**Raw records**

•••••

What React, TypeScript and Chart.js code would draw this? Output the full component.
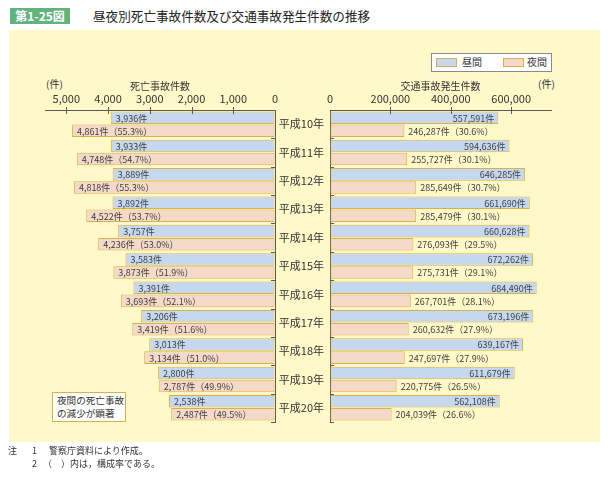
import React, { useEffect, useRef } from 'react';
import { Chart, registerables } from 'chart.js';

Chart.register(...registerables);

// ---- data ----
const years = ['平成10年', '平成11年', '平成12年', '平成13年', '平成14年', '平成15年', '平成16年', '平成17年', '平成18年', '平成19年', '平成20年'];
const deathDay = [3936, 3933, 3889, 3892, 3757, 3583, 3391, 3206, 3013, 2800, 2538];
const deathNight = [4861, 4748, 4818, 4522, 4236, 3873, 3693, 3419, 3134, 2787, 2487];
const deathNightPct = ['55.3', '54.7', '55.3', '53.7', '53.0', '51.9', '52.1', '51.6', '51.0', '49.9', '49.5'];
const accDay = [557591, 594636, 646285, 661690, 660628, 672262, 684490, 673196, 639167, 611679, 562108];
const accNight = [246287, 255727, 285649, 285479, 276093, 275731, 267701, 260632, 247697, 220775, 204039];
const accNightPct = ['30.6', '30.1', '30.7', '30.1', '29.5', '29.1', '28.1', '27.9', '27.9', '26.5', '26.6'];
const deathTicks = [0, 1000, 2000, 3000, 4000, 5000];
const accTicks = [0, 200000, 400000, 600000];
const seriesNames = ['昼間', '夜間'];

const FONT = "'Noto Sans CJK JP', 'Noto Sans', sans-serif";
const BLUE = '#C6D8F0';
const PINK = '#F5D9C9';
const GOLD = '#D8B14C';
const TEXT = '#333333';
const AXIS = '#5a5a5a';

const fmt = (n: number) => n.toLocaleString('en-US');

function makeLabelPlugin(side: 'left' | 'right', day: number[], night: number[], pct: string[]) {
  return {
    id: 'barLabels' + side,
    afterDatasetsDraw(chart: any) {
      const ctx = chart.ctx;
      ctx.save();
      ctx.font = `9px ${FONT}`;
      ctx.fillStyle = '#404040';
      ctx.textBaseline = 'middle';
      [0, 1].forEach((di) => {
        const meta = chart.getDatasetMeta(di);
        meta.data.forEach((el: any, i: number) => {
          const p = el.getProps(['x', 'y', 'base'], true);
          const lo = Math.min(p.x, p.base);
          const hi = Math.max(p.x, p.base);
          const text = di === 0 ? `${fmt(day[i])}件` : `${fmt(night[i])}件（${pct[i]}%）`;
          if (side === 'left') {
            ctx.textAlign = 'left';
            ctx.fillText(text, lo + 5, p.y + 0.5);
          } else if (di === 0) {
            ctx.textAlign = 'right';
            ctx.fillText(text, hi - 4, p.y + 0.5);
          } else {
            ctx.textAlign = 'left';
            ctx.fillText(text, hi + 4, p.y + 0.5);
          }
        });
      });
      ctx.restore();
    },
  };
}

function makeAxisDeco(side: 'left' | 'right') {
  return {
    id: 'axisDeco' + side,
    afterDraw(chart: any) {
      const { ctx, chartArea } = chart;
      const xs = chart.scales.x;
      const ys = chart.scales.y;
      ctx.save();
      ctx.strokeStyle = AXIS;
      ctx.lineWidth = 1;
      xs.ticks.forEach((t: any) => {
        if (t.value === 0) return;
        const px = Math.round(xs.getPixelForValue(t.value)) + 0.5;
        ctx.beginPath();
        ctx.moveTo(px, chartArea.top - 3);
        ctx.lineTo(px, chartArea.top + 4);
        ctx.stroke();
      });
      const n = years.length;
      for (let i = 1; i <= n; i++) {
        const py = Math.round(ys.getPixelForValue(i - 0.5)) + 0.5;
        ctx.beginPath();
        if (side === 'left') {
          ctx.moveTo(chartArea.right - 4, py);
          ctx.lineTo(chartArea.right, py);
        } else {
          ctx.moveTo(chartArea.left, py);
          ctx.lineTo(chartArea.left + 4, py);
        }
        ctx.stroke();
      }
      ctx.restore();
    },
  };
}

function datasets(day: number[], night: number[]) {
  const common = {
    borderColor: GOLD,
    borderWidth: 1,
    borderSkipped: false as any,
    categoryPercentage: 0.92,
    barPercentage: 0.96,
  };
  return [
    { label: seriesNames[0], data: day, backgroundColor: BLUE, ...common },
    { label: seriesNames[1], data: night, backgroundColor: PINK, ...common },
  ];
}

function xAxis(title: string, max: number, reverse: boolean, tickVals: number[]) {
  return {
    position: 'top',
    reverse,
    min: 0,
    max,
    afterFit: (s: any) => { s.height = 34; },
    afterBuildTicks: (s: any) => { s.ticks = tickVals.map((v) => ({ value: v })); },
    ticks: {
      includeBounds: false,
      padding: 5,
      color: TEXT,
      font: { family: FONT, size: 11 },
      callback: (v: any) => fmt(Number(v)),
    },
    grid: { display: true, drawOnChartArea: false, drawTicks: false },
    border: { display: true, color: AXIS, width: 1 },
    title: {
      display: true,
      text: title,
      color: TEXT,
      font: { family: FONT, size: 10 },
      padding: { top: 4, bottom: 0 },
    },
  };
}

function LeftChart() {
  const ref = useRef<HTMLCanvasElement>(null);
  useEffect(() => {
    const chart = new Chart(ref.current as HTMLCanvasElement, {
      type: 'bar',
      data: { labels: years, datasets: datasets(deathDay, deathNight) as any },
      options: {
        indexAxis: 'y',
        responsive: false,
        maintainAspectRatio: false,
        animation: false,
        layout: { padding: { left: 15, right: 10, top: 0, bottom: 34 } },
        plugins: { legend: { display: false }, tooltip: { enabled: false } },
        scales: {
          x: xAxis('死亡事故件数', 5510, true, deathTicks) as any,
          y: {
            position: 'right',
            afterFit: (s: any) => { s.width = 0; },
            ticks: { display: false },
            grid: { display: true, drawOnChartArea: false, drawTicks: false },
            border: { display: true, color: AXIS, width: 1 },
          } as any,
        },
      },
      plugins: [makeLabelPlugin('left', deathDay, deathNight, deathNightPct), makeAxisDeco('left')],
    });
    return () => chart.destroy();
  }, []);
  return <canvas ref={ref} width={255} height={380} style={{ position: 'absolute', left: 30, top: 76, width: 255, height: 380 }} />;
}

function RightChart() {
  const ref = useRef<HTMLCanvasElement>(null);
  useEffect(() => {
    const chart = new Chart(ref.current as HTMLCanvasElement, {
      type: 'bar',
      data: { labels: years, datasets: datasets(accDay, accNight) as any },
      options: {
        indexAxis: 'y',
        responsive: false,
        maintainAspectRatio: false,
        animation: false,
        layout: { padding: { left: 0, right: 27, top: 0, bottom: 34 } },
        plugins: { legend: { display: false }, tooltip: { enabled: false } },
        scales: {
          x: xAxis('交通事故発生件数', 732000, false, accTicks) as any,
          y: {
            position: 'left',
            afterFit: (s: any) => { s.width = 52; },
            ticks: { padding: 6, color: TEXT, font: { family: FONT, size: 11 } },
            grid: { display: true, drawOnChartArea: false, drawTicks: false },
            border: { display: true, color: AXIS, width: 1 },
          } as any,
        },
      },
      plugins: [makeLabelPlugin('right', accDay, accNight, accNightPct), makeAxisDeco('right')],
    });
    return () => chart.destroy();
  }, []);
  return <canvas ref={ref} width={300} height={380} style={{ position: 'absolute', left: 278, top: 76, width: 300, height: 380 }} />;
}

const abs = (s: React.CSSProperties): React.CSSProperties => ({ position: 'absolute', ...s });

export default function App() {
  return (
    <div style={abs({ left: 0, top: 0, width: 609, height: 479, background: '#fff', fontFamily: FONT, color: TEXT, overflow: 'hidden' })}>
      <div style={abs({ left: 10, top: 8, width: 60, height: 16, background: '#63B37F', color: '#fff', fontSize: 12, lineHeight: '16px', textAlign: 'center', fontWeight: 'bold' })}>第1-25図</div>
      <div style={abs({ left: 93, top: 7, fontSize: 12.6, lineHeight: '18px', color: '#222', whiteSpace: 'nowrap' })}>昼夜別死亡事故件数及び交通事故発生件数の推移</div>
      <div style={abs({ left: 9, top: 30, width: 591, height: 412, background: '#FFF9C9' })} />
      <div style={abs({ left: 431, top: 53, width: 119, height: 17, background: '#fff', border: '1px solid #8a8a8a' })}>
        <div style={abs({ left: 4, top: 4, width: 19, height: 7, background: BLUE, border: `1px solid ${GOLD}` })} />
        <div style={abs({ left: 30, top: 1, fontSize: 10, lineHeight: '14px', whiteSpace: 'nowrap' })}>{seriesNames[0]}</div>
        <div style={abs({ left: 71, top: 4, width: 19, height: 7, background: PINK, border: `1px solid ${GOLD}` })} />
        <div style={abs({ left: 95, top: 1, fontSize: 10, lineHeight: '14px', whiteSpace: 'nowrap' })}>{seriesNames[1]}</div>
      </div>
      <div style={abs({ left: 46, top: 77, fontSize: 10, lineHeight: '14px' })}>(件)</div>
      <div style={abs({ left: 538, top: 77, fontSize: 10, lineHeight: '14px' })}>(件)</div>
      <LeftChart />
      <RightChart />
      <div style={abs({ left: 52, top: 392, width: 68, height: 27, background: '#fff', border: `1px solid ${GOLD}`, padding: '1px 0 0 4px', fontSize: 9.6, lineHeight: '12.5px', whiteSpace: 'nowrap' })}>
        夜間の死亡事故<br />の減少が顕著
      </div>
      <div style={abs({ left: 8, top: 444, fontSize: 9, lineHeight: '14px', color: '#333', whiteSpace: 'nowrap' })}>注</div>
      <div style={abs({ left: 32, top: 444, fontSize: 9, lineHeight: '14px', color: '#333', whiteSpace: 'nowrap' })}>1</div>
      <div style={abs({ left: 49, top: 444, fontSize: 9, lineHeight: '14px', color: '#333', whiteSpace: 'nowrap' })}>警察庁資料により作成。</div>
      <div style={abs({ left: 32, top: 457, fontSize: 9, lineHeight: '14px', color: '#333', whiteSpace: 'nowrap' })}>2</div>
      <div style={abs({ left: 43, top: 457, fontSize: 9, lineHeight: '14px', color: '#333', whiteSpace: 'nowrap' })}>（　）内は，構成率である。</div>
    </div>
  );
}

•••••

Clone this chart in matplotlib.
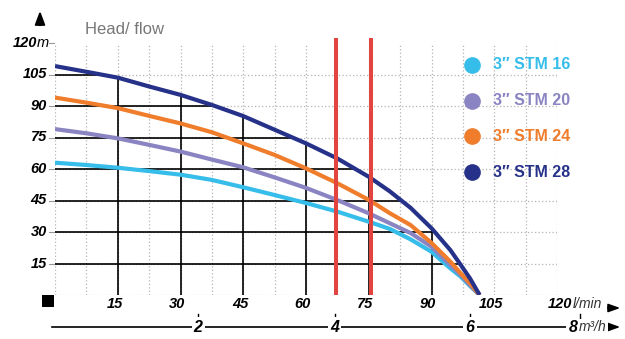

•••••

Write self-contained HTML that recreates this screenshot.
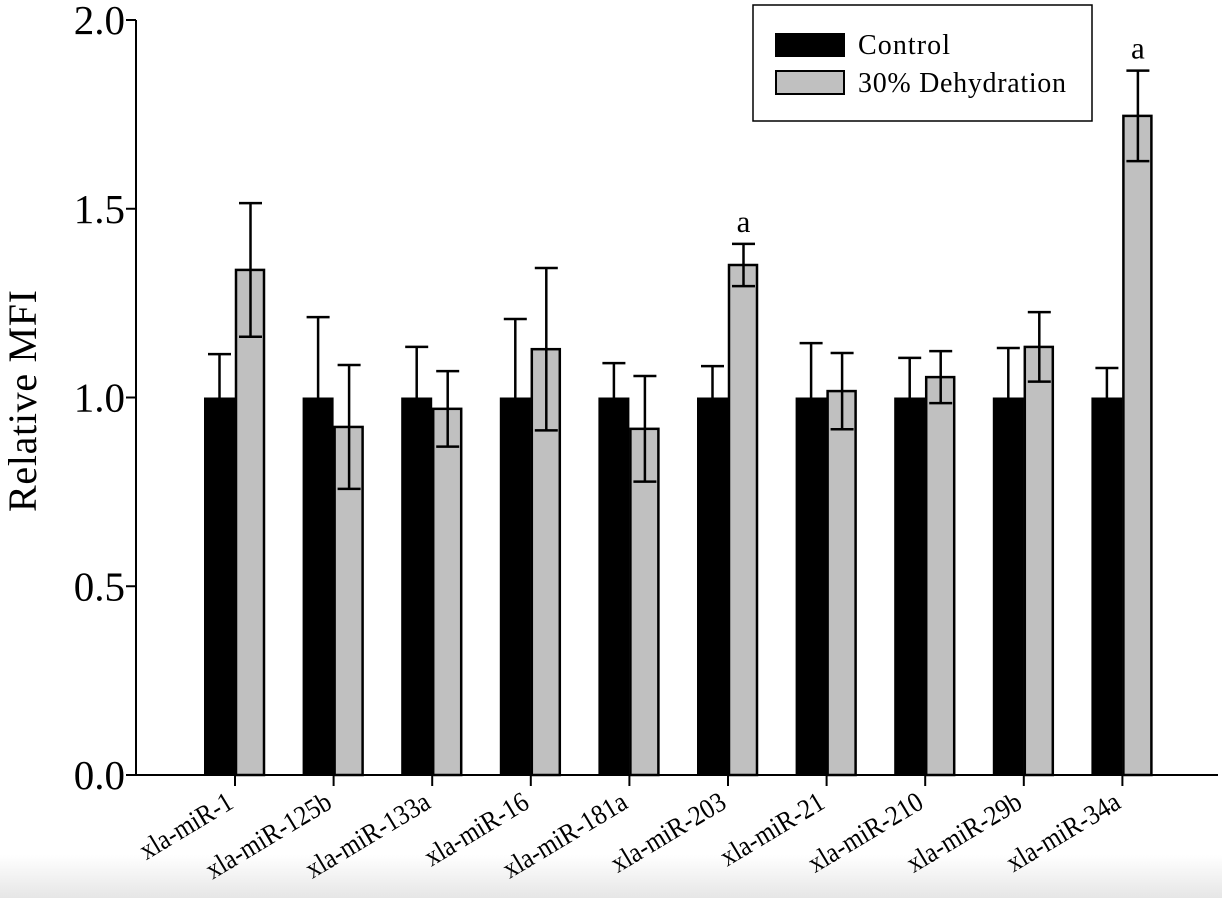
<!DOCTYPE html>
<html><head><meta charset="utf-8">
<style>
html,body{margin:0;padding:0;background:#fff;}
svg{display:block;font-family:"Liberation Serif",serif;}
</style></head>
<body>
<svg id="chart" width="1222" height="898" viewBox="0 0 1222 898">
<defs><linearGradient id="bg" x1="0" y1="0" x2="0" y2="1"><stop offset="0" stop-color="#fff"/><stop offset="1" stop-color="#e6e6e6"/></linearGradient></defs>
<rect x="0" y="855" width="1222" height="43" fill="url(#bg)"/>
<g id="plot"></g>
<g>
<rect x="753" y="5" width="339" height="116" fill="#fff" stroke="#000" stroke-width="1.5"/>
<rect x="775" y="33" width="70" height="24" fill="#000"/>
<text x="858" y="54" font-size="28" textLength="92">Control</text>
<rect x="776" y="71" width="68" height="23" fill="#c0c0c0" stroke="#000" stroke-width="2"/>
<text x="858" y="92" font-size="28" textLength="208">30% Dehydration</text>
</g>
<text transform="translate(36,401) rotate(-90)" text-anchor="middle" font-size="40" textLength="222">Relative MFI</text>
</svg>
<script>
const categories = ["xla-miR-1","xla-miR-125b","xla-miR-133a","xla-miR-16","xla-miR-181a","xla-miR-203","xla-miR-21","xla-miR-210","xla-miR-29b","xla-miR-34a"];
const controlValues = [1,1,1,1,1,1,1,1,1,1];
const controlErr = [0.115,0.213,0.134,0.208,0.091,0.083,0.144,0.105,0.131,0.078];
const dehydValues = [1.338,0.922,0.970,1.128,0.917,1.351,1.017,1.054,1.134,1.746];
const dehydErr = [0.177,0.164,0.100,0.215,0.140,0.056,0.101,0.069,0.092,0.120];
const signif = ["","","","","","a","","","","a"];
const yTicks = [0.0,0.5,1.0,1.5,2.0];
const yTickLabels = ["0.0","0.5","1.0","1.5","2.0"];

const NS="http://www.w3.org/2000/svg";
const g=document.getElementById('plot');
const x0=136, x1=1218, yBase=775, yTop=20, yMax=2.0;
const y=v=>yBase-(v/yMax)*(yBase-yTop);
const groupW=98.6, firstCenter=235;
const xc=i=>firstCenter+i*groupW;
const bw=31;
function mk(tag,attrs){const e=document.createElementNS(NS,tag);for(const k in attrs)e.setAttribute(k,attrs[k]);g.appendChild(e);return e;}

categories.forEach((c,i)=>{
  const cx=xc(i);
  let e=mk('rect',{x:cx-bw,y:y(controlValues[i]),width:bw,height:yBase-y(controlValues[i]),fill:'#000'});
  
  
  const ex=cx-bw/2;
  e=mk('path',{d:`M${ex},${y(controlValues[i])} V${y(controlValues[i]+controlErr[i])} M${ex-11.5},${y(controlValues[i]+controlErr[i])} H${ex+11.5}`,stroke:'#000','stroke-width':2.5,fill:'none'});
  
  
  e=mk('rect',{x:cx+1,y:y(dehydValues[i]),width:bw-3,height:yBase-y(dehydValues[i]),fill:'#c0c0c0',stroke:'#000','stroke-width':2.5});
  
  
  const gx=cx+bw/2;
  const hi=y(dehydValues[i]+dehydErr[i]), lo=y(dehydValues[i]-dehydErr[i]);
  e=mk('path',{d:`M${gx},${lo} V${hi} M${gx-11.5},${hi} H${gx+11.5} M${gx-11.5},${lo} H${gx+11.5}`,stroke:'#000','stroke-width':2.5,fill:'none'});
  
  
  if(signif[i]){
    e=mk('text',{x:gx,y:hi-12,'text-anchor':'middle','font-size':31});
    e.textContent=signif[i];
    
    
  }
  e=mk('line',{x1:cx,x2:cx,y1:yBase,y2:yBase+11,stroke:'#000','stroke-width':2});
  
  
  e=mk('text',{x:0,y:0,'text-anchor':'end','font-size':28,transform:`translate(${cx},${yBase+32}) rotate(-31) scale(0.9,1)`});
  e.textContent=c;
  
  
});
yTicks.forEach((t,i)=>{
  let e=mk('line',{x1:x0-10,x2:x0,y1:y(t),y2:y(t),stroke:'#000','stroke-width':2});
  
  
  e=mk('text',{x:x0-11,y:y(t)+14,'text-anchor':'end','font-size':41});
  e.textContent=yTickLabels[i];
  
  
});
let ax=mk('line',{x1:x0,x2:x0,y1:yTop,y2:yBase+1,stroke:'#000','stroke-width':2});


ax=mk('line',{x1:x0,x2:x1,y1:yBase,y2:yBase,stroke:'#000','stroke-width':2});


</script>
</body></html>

•••••

**What to produce**
Starting at the line that contains "What React, TypeScript" and stopping after the line that contains "Chart.register(...registerables);", copy every line exactly. Leave any pictures behind.

**Result below**
What React, TypeScript and Chart.js code would draw this? Output the full component.
import React, { useEffect, useRef } from 'react';
import { Chart, registerables } from 'chart.js';

Chart.register(...registerables);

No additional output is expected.